SET TASK: Every line that includes the word "chart" is to be listed.

GIVEN MATERIAL:
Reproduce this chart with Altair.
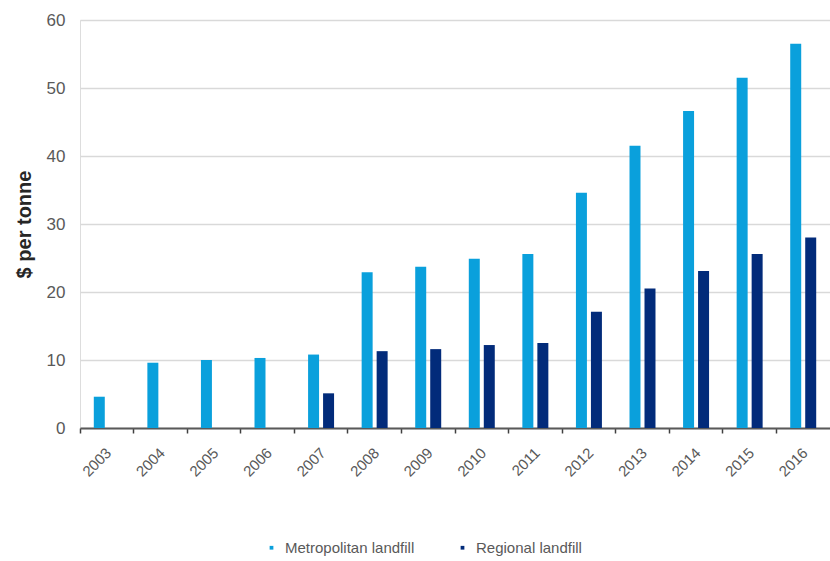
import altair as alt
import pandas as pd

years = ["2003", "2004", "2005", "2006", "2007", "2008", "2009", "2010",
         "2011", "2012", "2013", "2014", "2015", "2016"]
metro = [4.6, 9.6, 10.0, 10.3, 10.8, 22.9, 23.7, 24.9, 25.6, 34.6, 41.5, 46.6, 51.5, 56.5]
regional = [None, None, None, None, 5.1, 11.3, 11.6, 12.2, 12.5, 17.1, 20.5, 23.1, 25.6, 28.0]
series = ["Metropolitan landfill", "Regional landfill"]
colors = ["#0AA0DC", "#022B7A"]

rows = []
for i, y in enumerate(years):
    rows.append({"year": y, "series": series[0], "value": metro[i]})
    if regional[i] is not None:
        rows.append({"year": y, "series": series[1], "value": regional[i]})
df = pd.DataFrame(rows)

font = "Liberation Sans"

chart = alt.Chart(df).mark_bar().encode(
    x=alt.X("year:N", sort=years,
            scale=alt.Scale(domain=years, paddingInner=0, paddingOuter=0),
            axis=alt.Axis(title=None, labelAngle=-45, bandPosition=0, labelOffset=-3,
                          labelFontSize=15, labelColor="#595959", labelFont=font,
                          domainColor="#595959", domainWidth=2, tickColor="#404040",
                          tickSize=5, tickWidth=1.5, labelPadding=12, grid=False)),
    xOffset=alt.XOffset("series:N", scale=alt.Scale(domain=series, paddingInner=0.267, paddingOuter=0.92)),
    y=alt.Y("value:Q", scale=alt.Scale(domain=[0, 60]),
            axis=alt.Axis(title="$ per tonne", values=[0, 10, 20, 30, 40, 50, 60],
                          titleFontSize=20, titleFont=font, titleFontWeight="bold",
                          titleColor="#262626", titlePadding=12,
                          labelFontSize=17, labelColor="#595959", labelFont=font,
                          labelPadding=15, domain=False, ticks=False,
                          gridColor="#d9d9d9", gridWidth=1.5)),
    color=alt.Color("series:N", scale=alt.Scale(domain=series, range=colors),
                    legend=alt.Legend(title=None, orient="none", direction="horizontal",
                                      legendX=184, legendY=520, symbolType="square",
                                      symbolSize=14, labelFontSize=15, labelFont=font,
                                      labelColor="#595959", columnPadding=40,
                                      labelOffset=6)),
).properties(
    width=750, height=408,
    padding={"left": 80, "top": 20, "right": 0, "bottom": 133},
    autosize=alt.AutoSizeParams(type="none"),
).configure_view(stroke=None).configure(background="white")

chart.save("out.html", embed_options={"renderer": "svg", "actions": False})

RESULT FOR THIS EXERCISE:
Reproduce this chart with Altair.
chart = alt.Chart(df).mark_bar().encode(
chart.save("out.html", embed_options={"renderer": "svg", "actions": False})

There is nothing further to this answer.